I say ‘eventually’ because M-dwarfs have lifetimes measured in the trillions of years, much greater than the 10 billion years or so that G-class dwarfs like our Sun can expect. And of course, around our own star life gets problematic within about a billion years. We have a planet that cannot be expected to remain habitable all the way to the last days of the Sun.
If life can form on planets around red dwarfs, then the probability of life grows much higher as we go further and further into the future, for these small stars are the most common kind of star in the galaxy, comprising as much as 80 percent of the stellar population. That would mean we are early to the dance, and a densely populated galaxy has simply not had time to develop.
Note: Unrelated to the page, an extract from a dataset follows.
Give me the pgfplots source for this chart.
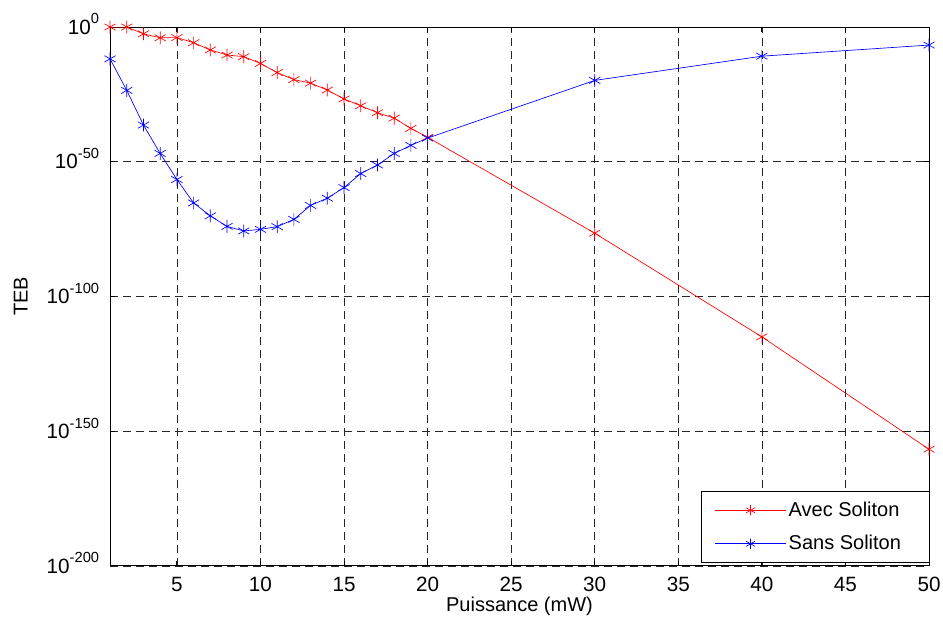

Loeb’s paper calculates the relative formation probability per unit time of habitable Earth-like planets within a fixed comoving volume of the Universe and finds red dwarfs favored:
“If you ask, ‘When is life most likely to emerge?’ you might naively say, ‘Now,'” says Loeb. “But we find that the chance of life grows much higher in the distant future.”
Image: This artist’s conception shows a red dwarf star orbited by a pair of habitable planets. Because red dwarf stars live so long, the probability of cosmic life grows over time. As a result, Earthly life might be considered “premature.” Credit: Christine Pulliam (CfA).
Hence the importance of a biosignature detection. If we find such markers in the atmosphere of a red dwarf, we have learned something not only about that particular star, but about the prospect of life in later cosmic eras up to the ten trillion year lifetime of the average red dwarf. The universe we see has had 13.7 billion years to produce life, but we can only imagine what kinds of life might emerge in the future. As for the probability of our own emergence, let me quote from the paper:
One can certainly contend that our result presumes our existence, and we therefore have to exist at some time. Although our result puts the probability of finding ourselves at the current cosmic time within the 0.1% level, rare events do happen. In this context, we reiterate that our results are an order of magnitude estimate based on the most conservative set of assumptions within the standard ?CDM model.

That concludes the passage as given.